Yes, on the outside, everything looks pretty normal on this quiet Monday afternoon. What’s not normal is the reason I’ve come here: to make contact with the spirits of my dead relatives.

The day before my reading, butterflies swirling in my stomach, I texted a friend who’d seen Fleur a few months earlier. “Any advice?” I asked. What she proposed was simple, yet helpful: record the audio of the session on my iPhone so that I could refer to it later, come up with a list of questions that I wanted to ask, and – for me – the part that proved to be the most difficult: invite the people I wanted to see to show up.
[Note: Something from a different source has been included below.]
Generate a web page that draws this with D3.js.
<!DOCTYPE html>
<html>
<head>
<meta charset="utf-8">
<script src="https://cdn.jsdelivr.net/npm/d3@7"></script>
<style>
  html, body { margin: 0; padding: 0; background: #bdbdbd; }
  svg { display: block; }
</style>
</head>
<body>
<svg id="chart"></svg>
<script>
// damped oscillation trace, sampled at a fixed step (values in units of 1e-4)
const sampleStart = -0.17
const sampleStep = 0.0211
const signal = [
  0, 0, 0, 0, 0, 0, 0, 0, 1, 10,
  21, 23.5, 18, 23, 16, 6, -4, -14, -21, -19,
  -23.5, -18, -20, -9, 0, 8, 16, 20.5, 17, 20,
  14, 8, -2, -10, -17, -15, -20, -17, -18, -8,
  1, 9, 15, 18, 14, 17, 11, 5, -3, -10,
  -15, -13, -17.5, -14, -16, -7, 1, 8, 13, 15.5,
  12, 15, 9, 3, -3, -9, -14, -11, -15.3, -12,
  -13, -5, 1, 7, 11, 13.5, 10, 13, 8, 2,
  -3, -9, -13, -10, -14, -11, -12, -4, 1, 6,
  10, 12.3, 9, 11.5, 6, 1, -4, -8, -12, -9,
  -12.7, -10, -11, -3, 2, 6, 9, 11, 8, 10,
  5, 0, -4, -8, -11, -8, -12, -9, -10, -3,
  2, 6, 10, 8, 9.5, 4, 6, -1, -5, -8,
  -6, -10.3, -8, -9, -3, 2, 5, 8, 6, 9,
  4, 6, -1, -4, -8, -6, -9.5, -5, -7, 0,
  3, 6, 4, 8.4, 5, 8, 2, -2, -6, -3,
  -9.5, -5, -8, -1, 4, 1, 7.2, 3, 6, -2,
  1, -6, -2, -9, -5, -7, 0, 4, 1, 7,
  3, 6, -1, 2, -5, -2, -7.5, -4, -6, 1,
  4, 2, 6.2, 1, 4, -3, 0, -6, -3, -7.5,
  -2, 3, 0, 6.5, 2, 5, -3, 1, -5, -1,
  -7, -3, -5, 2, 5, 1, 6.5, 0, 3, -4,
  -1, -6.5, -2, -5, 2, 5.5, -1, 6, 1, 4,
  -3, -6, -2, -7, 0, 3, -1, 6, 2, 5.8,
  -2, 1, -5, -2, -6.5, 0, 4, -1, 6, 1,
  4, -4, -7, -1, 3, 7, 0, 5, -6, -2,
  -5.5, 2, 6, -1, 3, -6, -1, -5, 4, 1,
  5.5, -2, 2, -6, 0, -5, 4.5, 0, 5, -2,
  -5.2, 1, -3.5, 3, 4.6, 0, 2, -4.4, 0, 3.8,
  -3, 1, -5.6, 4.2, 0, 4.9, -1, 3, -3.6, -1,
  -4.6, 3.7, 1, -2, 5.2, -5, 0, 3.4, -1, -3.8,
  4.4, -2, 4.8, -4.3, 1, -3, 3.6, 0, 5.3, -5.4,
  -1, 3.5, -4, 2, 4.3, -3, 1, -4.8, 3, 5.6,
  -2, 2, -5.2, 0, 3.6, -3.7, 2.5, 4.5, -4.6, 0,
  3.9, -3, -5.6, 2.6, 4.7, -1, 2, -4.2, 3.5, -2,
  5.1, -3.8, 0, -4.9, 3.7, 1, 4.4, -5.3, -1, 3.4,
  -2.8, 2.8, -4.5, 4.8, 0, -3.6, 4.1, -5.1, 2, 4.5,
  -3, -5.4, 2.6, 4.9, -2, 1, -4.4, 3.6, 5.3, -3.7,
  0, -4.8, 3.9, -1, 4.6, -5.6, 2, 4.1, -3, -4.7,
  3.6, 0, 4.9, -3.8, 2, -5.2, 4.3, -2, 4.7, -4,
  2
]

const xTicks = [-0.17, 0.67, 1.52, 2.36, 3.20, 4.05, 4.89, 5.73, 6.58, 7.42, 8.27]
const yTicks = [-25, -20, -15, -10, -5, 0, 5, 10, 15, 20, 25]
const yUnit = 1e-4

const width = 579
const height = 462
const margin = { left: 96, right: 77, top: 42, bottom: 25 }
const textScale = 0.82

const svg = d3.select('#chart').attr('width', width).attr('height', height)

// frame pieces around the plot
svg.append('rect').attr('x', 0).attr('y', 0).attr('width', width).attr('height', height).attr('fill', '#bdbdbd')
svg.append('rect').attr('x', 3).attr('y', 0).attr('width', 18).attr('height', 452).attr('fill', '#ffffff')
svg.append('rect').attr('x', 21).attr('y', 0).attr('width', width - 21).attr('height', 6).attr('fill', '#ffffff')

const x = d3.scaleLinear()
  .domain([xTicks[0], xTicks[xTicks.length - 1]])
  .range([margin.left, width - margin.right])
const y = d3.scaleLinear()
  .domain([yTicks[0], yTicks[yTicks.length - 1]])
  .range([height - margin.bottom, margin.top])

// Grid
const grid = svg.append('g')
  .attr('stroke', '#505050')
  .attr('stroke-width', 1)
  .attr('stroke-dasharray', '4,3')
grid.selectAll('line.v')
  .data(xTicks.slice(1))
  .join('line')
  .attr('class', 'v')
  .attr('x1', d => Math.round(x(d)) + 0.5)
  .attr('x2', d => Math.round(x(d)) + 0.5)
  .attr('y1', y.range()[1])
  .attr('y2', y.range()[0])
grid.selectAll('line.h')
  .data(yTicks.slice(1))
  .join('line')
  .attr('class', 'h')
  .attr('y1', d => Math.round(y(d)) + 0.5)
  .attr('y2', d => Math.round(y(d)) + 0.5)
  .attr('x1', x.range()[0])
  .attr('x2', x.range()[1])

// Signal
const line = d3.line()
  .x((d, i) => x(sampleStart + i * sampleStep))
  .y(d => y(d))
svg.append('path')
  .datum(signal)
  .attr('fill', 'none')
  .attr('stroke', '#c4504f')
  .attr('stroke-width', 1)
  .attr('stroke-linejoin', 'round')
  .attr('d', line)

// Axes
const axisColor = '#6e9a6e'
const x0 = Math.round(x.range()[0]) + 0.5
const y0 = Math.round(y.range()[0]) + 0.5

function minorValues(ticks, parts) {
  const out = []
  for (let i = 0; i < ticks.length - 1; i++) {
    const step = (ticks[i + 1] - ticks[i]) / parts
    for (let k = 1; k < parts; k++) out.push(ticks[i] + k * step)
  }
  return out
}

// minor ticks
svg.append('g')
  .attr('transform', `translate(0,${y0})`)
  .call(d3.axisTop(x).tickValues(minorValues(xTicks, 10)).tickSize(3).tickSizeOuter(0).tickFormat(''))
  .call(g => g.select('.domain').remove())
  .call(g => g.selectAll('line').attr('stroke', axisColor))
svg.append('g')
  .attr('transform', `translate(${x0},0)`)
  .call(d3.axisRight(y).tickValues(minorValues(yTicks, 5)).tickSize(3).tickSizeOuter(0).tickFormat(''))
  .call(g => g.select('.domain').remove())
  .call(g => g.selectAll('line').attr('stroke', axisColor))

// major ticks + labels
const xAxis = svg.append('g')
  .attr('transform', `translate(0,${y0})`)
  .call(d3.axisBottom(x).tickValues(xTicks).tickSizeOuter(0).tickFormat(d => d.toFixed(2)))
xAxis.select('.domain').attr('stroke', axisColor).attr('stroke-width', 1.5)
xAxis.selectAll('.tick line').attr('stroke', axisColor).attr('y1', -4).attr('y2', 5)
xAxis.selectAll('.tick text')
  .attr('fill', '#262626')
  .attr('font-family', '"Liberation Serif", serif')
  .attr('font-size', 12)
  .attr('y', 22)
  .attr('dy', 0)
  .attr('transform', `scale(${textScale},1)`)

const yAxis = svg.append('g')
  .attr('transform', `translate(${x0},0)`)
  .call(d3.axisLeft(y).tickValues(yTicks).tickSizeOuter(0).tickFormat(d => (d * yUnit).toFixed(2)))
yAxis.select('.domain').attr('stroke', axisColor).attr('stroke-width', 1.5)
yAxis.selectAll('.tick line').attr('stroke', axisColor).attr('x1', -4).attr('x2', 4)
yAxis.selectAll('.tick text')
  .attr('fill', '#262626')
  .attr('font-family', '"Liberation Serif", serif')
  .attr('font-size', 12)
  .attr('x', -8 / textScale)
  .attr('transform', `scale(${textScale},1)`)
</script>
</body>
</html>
It has been nearly four years since my mother’s death. My dad followed a few months after her, then my grandmother, and then, last fall, my grandfather. And in all that time – with rare, desperate exceptions – I have almost never tried to “talk” to them. I’m not entirely sure why, but I suppose it’s because doing so always made me feel awkward and silly. I never knew where to start, or what to say. But in truth, I think I have been holding back out of fear that it won’t work, that they’re not really out there, and that I’m just some foolish girl, sitting alone in a room, talking to myself.

Star Lantern

But the evening before my meeting with Fleur, I decided to try. I waited until it was very late at night, and then, extinguishing all the lights in my apartment, I switched on an ornate Indian lantern in the shape of a star, filling the space with a soft, turquoise glow. Using a wand of Nag Champa incense (my mom’s favorite), I lit a small, scented pillar candle, and, my eyes fixed on its persistent flame, I began to speak. At first, the words came slowly, haltingly. But as I sat in the kitchen, bathed in the lantern’s blue light, I suddenly remembered my parents’ house in Olympia at Christmastime, sitting in front of the tree with my mom, drinking wine in the dark and marveling at how twinkling lights and tinsel could make an ordinary evergreen seem like something made of magic. That feeling of calm and safety, of not needing to be anywhere else but right there, with her, was such a happy memory that I wondered how on earth I could have forgotten it. Tears formed in my eyes, emotion rose in my chest, and the words I hadn’t known how to say came tumbling out.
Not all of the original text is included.